Small Businesses and Their Impact on the Economy

Why They Are the Lifeblood of America

small business owner writing prices on menu
Small businesses are critical to U.S. growth. Photo: Dougal Waters/Getty Images

Definition: Small businesses are companies that employ fewer than 500 employees (manufacturing) or 100 employees (wholesale trade). The Federal government has specific definitions for small businesses in all other industries. The Small Business Administration defines small businesses as follows:

  • Manufacturing and mining industries - 500 employees.
  • Wholesale trade - 100 employees.
  • Retail and service - $6 million.
  • Construction - $28.5 million.
  • Trade contractors - $12 million.
  • Agricultural - $0.75 million.

That's important to know if you are looking for a small business federal grant or loan.  Most federal agencies, and many state and local governments, use the SBA size standards. You can search for further information and loan opportunities on the SBA website.

How Small Businesses Affect the U.S. Economy

Small businesses are critical to U.S. economic growth. Why? They contribute 65 percent of all new jobs. Without small businesses, the economy won't grow.

The vast majority of companies in the U.S. are very small businesses. In fact, 96 percent have 50 or fewer employees. That's 5.8 million out of 6 million total companies. Yet, they employ just about 34 million workers. (Source: Healthcare.gov)

Stimulus Spending

In 2009, the Economic Stimulus Act provided tax credits and funds for small businesses. The TARP program gave $95 billion to community banks for small business loans.

In 2010, the federal government gave them another $30 billion. That was added to the FY 2011 budget. For more, see Stimulus Money for Small Businesses.

Tax Cuts

The Bush tax cuts, originally passed in 2001 and 2003, were extended in 2010. They were extended again in 2012 for those making less than $250,000 a year.

Some argue they should also be extended for those making more because many of them are small business owners. In fact, only 3 percent of small businesses make that much. But that 3 percent employs 25 percent of the workforce.

A compromise that was never passed would have extended the Bush tax cuts for these small businesses only. As many as 70 percent of the wealthy don't own small businesses. If the tax cuts expired for them, it could have reduced the deficit by $700 billion over the next ten years. 

Obamacare

In the last decade, the cost of providing health care insurance has skyrocketed for small businesses. The average premiums rose from $5,700 in 1999 to $12,700 in 2009. As a result, only 59 percent of small businesses offered health insurance benefits. That's down from 65 percent in 1999.

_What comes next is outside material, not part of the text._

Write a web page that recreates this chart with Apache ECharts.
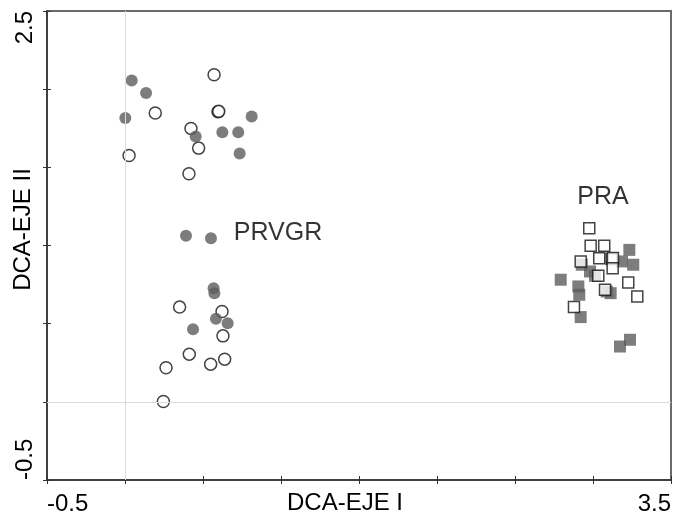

The Affordable Care Act requires small businesses with 50 employees or more to provide health insurance or they pay a fine. The penalty is $2,000 per employee for all but the first 30 employees. Despite what you might hear, this requirement doesn't hurt most small businesses. That's because more than 96 percent of such companies already do provide insurance. (Source: Healthcare.gov)

Businesses with fewer than 100 employees can use the state-run exchanges to shop for the most cost-effective plan.

Businesses with fewer than 50 employees don't have to pay a fine if their workers get tax credits through the exchange.

Companies with 25 employees or less may qualify for a 50 percent tax credit. One criterion is that the average annual salary of their employees must be $50,000 or less. To find out how to qualify, go to Small Business Tax Credit.

Businesses that offer health insurance as a benefit to early retirees 55-64 can get federal financial assistance. Find out how at ERRP.

Investing in Small Businesses

Once a small business starts to do well, it often needs more capital to grow. Many companies decide to access the stock market for that capital. They undertake the arduous process to issue an Initial Public Offering. These stock offerings are only available to large investors. They are very risky because you cannot sell the stock during an initial window of time.

If the stock plummets, you must helplessly watch your investment shrink.

It's much easier and safer to invest in small cap stocks. The advantage is that offer the possibility for healthy growth. Small cap stocks are defined as companies with a market capitalization of less than $2 billion.